[What you will do] Omit all pictures and transcribe only the lines in the entries below that run from the line with "Emit a component" through the line with "import * as echarts from 'echarts';".

[Given data]
- - -

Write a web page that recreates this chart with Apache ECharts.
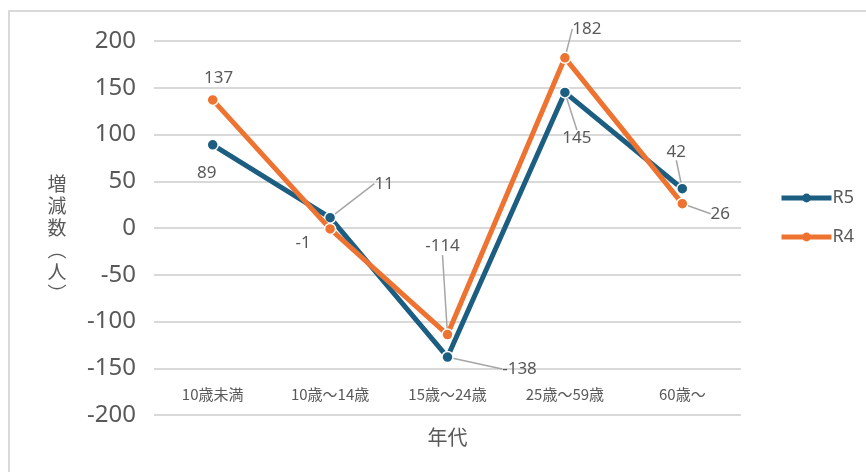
<!DOCTYPE html>
<html>
<head>
<meta charset="utf-8">
<script src="https://cdn.jsdelivr.net/npm/echarts@6/dist/echarts.min.js"></script>
<style>
  html, body { margin: 0; padding: 0; background: #fff; }
  #chart { width: 866px; height: 472px; }
</style>
</head>
<body>
<div id="chart"></div>
<script>
// Age groups and yearly change in population (persons)
const categories = ['10歳未満', '10歳～14歳', '15歳～24歳', '25歳～59歳', '60歳～'];
const seriesNames = ['R5', 'R4'];
const valuesR5 = [89, 11, -138, 145, 42];
const valuesR4 = [137, -1, -114, 182, 26];
const yTicks = [-200, -150, -100, -50, 0, 50, 100, 150, 200];

// Where each value label sits relative to its marker (px), and which ones get a leader line
const labelOffsets = [
  [[-6, 28], [54, -34], [72, 12], [12, 46], [-6, -37]],
  [[6, -22], [-27, 14], [-5, -88], [22, -29], [38, 10]]
];
const leaderLines = [
  [false, true, true, true, true],
  [false, false, true, true, true]
];

const colors = ['#1C5E82', '#EE7331'];
const textGray = '#595959';
const fontFamily = '"Noto Sans CJK JP", "Noto Sans", sans-serif';

function buildData(values, s) {
  return values.map((v, i) => ({
    value: v,
    labelLine: { show: leaderLines[s][i] }
  }));
}

const chart = echarts.init(document.getElementById('chart'));

chart.setOption({
  animation: false,
  textStyle: { fontFamily: fontFamily },
  graphic: [{
    type: 'rect',
    shape: { x: 9, y: 11, width: 900, height: 520 },
    style: { fill: 'none', stroke: '#D9D9D9', lineWidth: 2 },
    silent: true
  }],
  grid: { left: 154, right: 125, top: 41, bottom: 57 },
  legend: {
    orient: 'vertical',
    left: 774,
    top: 184,
    itemWidth: 50,
    itemHeight: 11,
    itemGap: 21,
    data: seriesNames,
    lineStyle: { width: 5 },
    itemStyle: { borderWidth: 0 },
    textStyle: { color: textGray, fontSize: 18, fontFamily: '"Noto Sans", sans-serif', padding: [0, 0, 0, -4] }
  },
  xAxis: {
    type: 'category',
    data: categories,
    boundaryGap: true,
    axisLine: { show: false },
    axisTick: { show: false },
    axisLabel: { color: textGray, fontSize: 15, margin: -28, fontFamily: fontFamily },
    name: '年代',
    nameLocation: 'middle',
    nameGap: 12,
    nameTextStyle: { color: textGray, fontSize: 20, fontFamily: fontFamily }
  },
  yAxis: {
    type: 'value',
    min: yTicks[0],
    max: yTicks[yTicks.length - 1],
    interval: 50,
    axisLine: { show: false },
    axisTick: { show: false },
    splitLine: { lineStyle: { color: '#D9D9D9', width: 2 } },
    axisLabel: { color: textGray, fontSize: 24, margin: 18, fontFamily: '"Noto Sans", sans-serif' },
    // vertical title, stacked one character per line
    name: '\n増\n減\n数\n︵\n人\n︶',
    nameLocation: 'middle',
    nameRotate: 0,
    nameGap: 97,
    nameTextStyle: {
      color: textGray, fontSize: 19, lineHeight: 22, fontFamily: fontFamily, align: 'center'
    }
  },
  series: [valuesR5, valuesR4].map((vals, s) => ({
    name: seriesNames[s],
    type: 'line',
    data: buildData(vals, s),
    color: colors[s],
    lineStyle: { width: 5, color: colors[s] },
    symbol: 'circle',
    symbolSize: 11,
    itemStyle: { color: colors[s], borderColor: '#fff', borderWidth: 1.5 },
    z: 2 + s,
    label: {
      show: true,
      position: 'inside',
      color: textGray,
      fontSize: 17,
      fontFamily: '"Noto Sans", sans-serif'
    },
    labelLine: {
      show: true,
      length2: 0,
      lineStyle: { color: '#A6A6A6', width: 1.5 }
    },
    labelLayout: function (p) {
      const o = labelOffsets[p.seriesIndex][p.dataIndex];
      return { dx: o[0], dy: o[1] };
    }
  }))
});
</script>
</body>
</html>
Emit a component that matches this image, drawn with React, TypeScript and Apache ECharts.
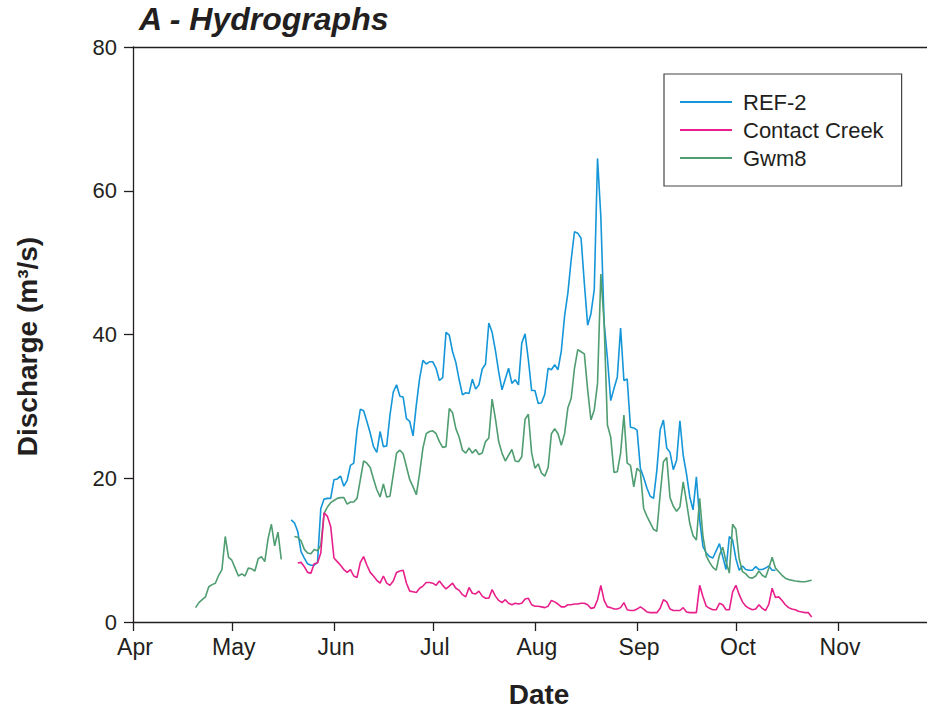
import React, { useEffect, useRef } from 'react';
import * as echarts from 'echarts';

// Day index counted from April 1 (day 0)
const monthStartDays = [0, 30, 61, 91, 122, 153, 183, 214];
const monthLabels = ['Apr', 'May', 'Jun', 'Jul', 'Aug', 'Sep', 'Oct', 'Nov'];
const yTickValues = [0, 20, 40, 60, 80];

const ref2Start = 48;
const ref2Values = [
  14.2, 13.8, 12.6, 9.8, 8.9, 8.1, 7.9, 7.9, 8.3, 15.8, 17.1, 17.2, 17.2, 19.8, 19.9, 20.3, 18.9, 19.7, 21.8, 22.1,
  26.7, 29.6, 29.4, 27.9, 26.3, 24.4, 23.6, 26.5, 24.4, 24.5, 28.8, 32.0, 33.0, 31.4, 31.3, 28.3, 27.9, 25.9, 30.2, 33.9,
  36.4, 35.9, 36.2, 36.2, 35.3, 33.6, 34.0, 40.3, 39.9, 37.6, 36.1, 33.7, 31.6, 31.9, 31.8, 33.8, 32.4, 33.0, 35.2, 35.9,
  41.6, 40.3, 37.8, 34.8, 32.3, 33.8, 35.3, 33.2, 33.7, 33.0, 38.8, 40.1, 36.5, 32.2, 32.2, 30.4, 30.5, 31.7, 35.3, 35.1,
  35.8, 35.1, 37.7, 42.6, 45.8, 50.4, 54.3, 54.1, 53.4, 47.1, 41.3, 42.9, 46.2, 64.5, 56.4, 41.6, 36.7, 30.8, 32.5, 34.1,
  40.9, 33.6, 33.8, 27.1, 27.0, 26.7, 21.4, 20.1, 18.6, 17.5, 17.2, 21.1, 26.7, 28.1, 24.2, 23.6, 21.2, 22.5, 28.0, 23.2,
  20.6, 17.4, 15.6, 20.2, 14.2, 10.5, 9.6, 9.1, 8.9, 9.9, 10.9, 9.1, 7.3, 11.9, 11.4, 8.8, 7.2, 7.8, 7.3, 7.2,
  7.2, 7.7, 7.3, 7.3, 7.5, 7.8, 7.2, 7.2,
];

const contactStart = 50;
const contactValues = [
  8.2, 8.3, 7.7, 6.9, 6.8, 8.1, 8.2, 9.6, 15.2, 14.7, 13.3, 8.9, 8.4, 7.9, 7.3, 6.9, 7.3, 6.4, 6.2, 8.3,
  9.1, 7.9, 6.9, 6.4, 5.8, 5.4, 6.4, 5.4, 5.1, 5.7, 6.9, 7.1, 7.2, 5.4, 4.3, 4.2, 4.1, 4.7, 5.0, 5.5,
  5.5, 5.4, 5.1, 5.7, 5.1, 4.6, 5.0, 5.4, 4.7, 4.4, 3.8, 3.5, 4.8, 4.0, 3.9, 4.3, 3.6, 3.3, 3.3, 4.5,
  3.6, 3.0, 2.7, 3.1, 2.6, 2.4, 2.6, 2.5, 2.6, 3.2, 3.3, 2.4, 2.2, 2.2, 2.1, 2.0, 2.2, 3.0, 2.8, 2.5,
  2.1, 2.1, 2.4, 2.4, 2.5, 2.5, 2.6, 2.6, 2.4, 1.9, 2.0, 3.1, 5.1, 3.0, 2.1, 2.0, 1.8, 1.8, 2.0, 2.7,
  1.7, 1.6, 1.6, 1.8, 2.1, 1.8, 1.4, 1.3, 1.3, 1.3, 1.9, 3.1, 2.8, 1.8, 1.6, 1.6, 1.6, 2.0, 1.4, 1.3,
  1.3, 1.3, 5.1, 3.5, 2.2, 1.9, 1.7, 1.7, 2.6, 2.4, 1.7, 1.7, 4.2, 5.1, 3.8, 2.8, 2.2, 1.9, 1.7, 1.8,
  2.4, 1.9, 1.6, 2.5, 4.7, 3.4, 3.5, 3.0, 2.4, 2.0, 1.8, 1.7, 1.5, 1.4, 1.3, 1.3, 0.7,
];

const gwm8Start = 19;
const gwm8Values: (number | null)[] = [
  2.0, 2.7, 3.1, 3.5, 4.9, 5.2, 5.4, 6.5, 7.3, 11.9, 9.0, 8.6, 7.5, 6.4, 6.7, 6.4, 7.5, 7.4, 7.1, 8.8,
  9.1, 8.4, 11.6, 13.6, 10.6, 12.5, 8.7, null, null, null, 11.9, 11.8, 11.3, 10.1, 9.6, 9.5, 10.1, 9.9, 10.7, 15.1,
  16.0, 16.6, 16.9, 17.2, 17.3, 17.3, 16.4, 16.7, 16.7, 17.2, 19.8, 22.4, 22.1, 21.5, 19.9, 18.4, 17.4, 19.2, 17.4, 17.5,
  20.5, 23.5, 23.9, 23.4, 21.6, 19.8, 18.8, 17.7, 20.7, 24.2, 26.2, 26.5, 26.6, 26.2, 25.1, 24.3, 24.4, 29.7, 29.1, 26.9,
  25.7, 23.9, 23.5, 24.2, 23.5, 24.0, 23.3, 23.5, 25.1, 25.6, 31.0, 28.3, 25.1, 23.5, 22.4, 23.2, 24.0, 22.4, 22.3, 23.0,
  28.2, 28.9, 23.5, 21.4, 22.0, 20.7, 20.3, 21.5, 26.2, 26.9, 26.2, 24.6, 26.2, 29.8, 31.1, 35.3, 37.9, 37.6, 37.3, 32.3,
  28.1, 29.5, 33.2, 48.4, 41.6, 27.4, 25.7, 20.8, 20.9, 23.5, 28.8, 22.1, 21.8, 18.8, 21.4, 20.9, 15.8, 14.7, 13.8, 12.9,
  12.6, 17.7, 22.3, 22.9, 17.3, 16.1, 15.4, 16.0, 19.5, 16.7, 13.7, 12.0, 11.4, 17.2, 11.9, 9.2, 8.3, 7.6, 7.2, 9.3,
  10.4, 8.4, 6.8, 13.6, 12.9, 8.8, 7.0, 6.7, 6.2, 6.1, 6.4, 7.1, 6.5, 6.2, 7.5, 9.0, 7.5, 7.0, 6.5, 6.1,
  5.9, 5.8, 5.7, 5.65, 5.6, 5.6, 5.7, 5.8,
];

const seriesNames = ['REF-2', 'Contact Creek', 'Gwm8'];
const seriesColors = ['#1496d8', '#e8208c', '#4f9d70'];

const FONT = '"Liberation Sans", Arial, Helvetica, sans-serif';
const INK = '#231f20';

function toPairs(start: number, values: (number | null)[]) {
  return values.map((v, i) => [start + i, v === null ? '-' : v]);
}

export default function App() {
  const ref = useRef<HTMLDivElement>(null);

  useEffect(() => {
    if (!ref.current) return;
    const chart = echarts.init(ref.current, null, { renderer: 'svg' });
    const datasets = [
      toPairs(ref2Start, ref2Values),
      toPairs(contactStart, contactValues),
      toPairs(gwm8Start, gwm8Values),
    ];
    chart.setOption({
      animation: false,
      backgroundColor: '#ffffff',
      textStyle: { fontFamily: FONT, color: INK },
      title: {
        text: 'A - Hydrographs',
        left: 139,
        top: 3,
        padding: 0,
        textStyle: { fontFamily: FONT, fontSize: 32, fontWeight: 'bold', fontStyle: 'italic', color: INK },
      },
      legend: {
        orient: 'vertical',
        left: 664,
        top: 74,
        padding: [17, 18, 17, 16],
        itemGap: 6,
        itemWidth: 52,
        itemHeight: 2,
        icon: 'rect',
        borderColor: '#444',
        borderWidth: 1.2,
        borderRadius: 0,
        data: seriesNames,
        textStyle: { fontFamily: FONT, fontSize: 22, color: INK, lineHeight: 22, padding: [0, 0, 0, 6] },
      },
      grid: {
        left: 133,
        top: 47,
        right: 0,
        bottom: 91,
        show: false,
        containLabel: false,
      },
      xAxis: [
        {
          type: 'value',
          min: 0,
          max: 241,
          name: 'Date',
          nameLocation: 'middle',
          nameGap: 58,
          nameTextStyle: { fontFamily: FONT, fontSize: 28, fontWeight: 'bold', color: INK, padding: [0, 0, 0, 18] },
          axisLine: { show: true, lineStyle: { color: INK, width: 1.3 } },
          axisTick: { show: true, length: 9, inside: false, customValues: monthStartDays, lineStyle: { color: INK, width: 1.3 } },
          axisLabel: {
            customValues: monthStartDays,
            margin: 13,
            fontFamily: FONT,
            fontSize: 23,
            color: INK,
            padding: [0, 0, 0, 4],
            formatter: (v: number) => {
              const i = monthStartDays.indexOf(Math.round(v));
              return i >= 0 ? monthLabels[i] : '';
            },
          },
          splitLine: { show: false },
        },
        {
          type: 'value',
          position: 'top',
          min: 0,
          max: 241,
          axisLine: { show: true, onZero: false, lineStyle: { color: INK, width: 1.3 } },
          axisTick: { show: false },
          axisLabel: { show: false },
          splitLine: { show: false },
        },
      ],
      yAxis: {
        type: 'value',
        min: 0,
        max: 80,
        interval: 20,
        name: 'Discharge (m³/s)',
        nameLocation: 'middle',
        nameGap: 92,
        nameRotate: 90,
        nameTextStyle: { fontFamily: FONT, fontSize: 28, fontWeight: 'bold', color: INK, padding: [0, 24, 0, 0] },
        axisLine: { show: true, lineStyle: { color: INK, width: 1.3 } },
        axisTick: { show: true, length: 9, inside: false, customValues: yTickValues, lineStyle: { color: INK, width: 1.3 } },
        axisLabel: { customValues: yTickValues, margin: 16, fontFamily: FONT, fontSize: 22, color: INK },
        splitLine: { show: false },
      },
      series: seriesNames.map((name, i) => ({
        name,
        type: 'line',
        xAxisIndex: 0,
        data: datasets[i],
        symbol: 'none',
        showSymbol: false,
        connectNulls: false,
        color: seriesColors[i],
        lineStyle: { color: seriesColors[i], width: 1.6 },
        z: i === 1 ? 3 : 2,
      })),
    });
    return () => chart.dispose();
  }, []);

  return <div ref={ref} style={{ position: 'absolute', left: 0, top: 0, width: 927, height: 713 }} />;
}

- - -

[Result]
Emit a component that matches this image, drawn with React, TypeScript and Apache ECharts.
import React, { useEffect, useRef } from 'react';
import * as echarts from 'echarts';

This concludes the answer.